Schools are cracking down on student-athletes using social media.
While there has been no serious cases at Florida A&M, many other colleges and universities around the nation have taken the precautionary steps to prevent such issues.
In 2012, two Big 12 conference schools were under fire because of tweets from student-athletes. An Ohio State University quarterback became the topic of discussion when he tweeted classes are “pointless.”
On two separate occasions, the University of Michigan fell subject to NCAA violations. Two football players made headlines when they tweeted a recruit. And UM stopped recruiting a high school football player after his racially and sexually fueled tweets.
According to annarbor.com, UM set regulations and guidelines for student-athletes, such as not tweeting out of emotion, tweeting offensive language or tweeting during class.
If the terms are broken, the student-athlete is in violation of team policy and can be suspended as a result.
David Duncan, a starting pitcher for the FAMU baseball team, agreed that the NCAA should punish student-athletes with negative posts.
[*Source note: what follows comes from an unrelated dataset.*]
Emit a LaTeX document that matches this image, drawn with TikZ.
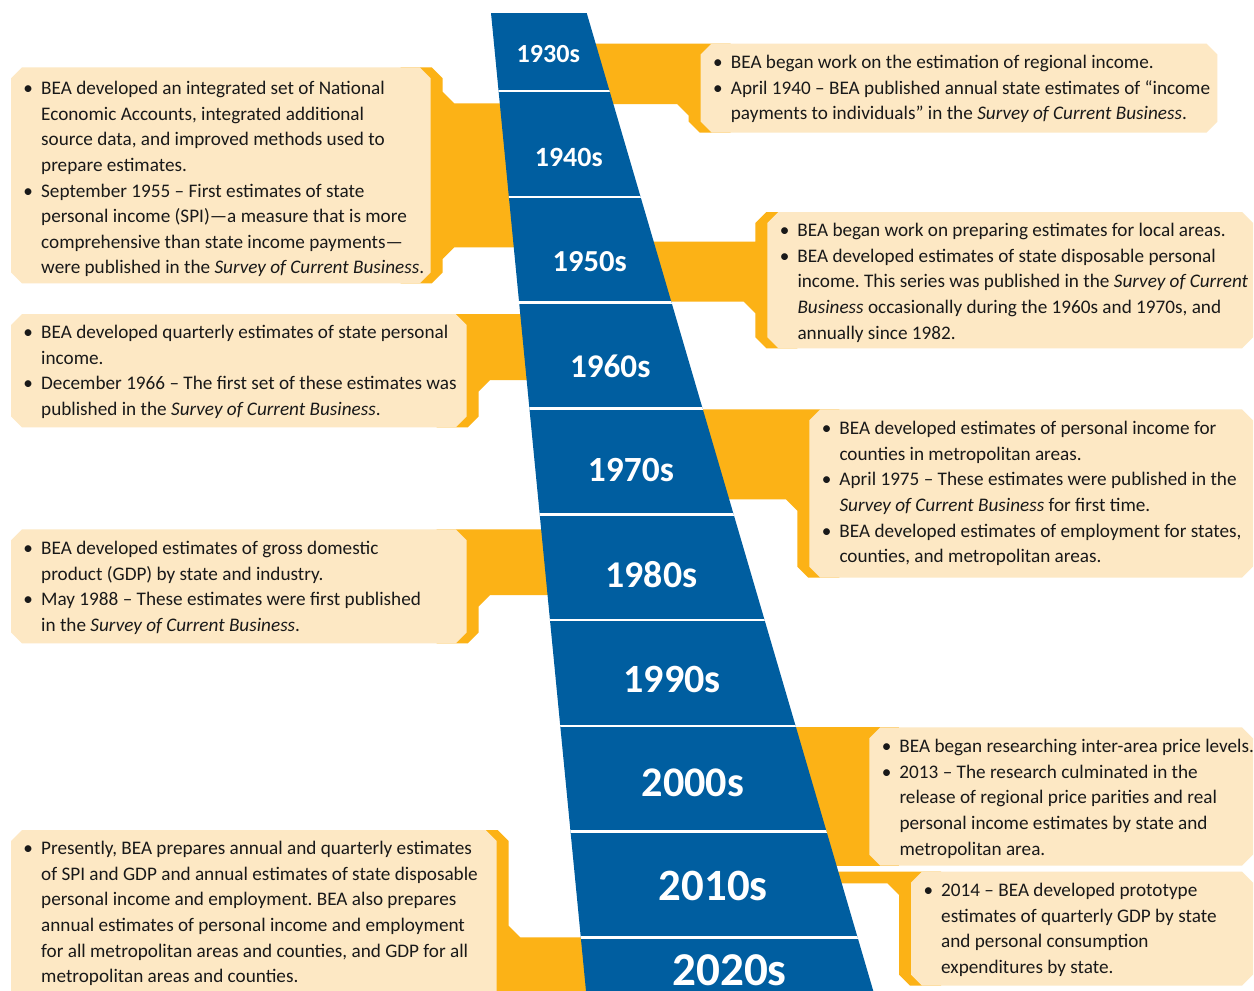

“You’re representing more than just yourself,” Duncan said. “You’re also representing your school and family. You just have to make smart decisions when you’re dealing with social networks.”
Many student-athletes feel their personal Twitter and Facebook pages belong to them and that they should be able to say what they want.
Athletes are held to a different standard at colleges and universities. Arianna Stewart, first baseman for the Lady Rattlers softball team, feels that some of the backlash is outrageous and unfair.
“Athletes are always in the public eye, so of course people are always going to pay close attention to everything they post,” Stewart said. “At times it can seem unfair, but everyone should be accountable for the things that go up on social media.”
Both Stewart and Duncan said they keep their social media posts to a minimum. Duncan said he only puts up action pictures from his games while Stewart said she uses her social media to keep in touch with friends, although she also keeps her posts to a minimum.
Ashanti Shepherd, a right fielder on FAMU’s softball team, said she uses social networks quite a bit, but she does not let it interfere with her game or her studies. Shepherd said she rarely tweets during game day and never during class.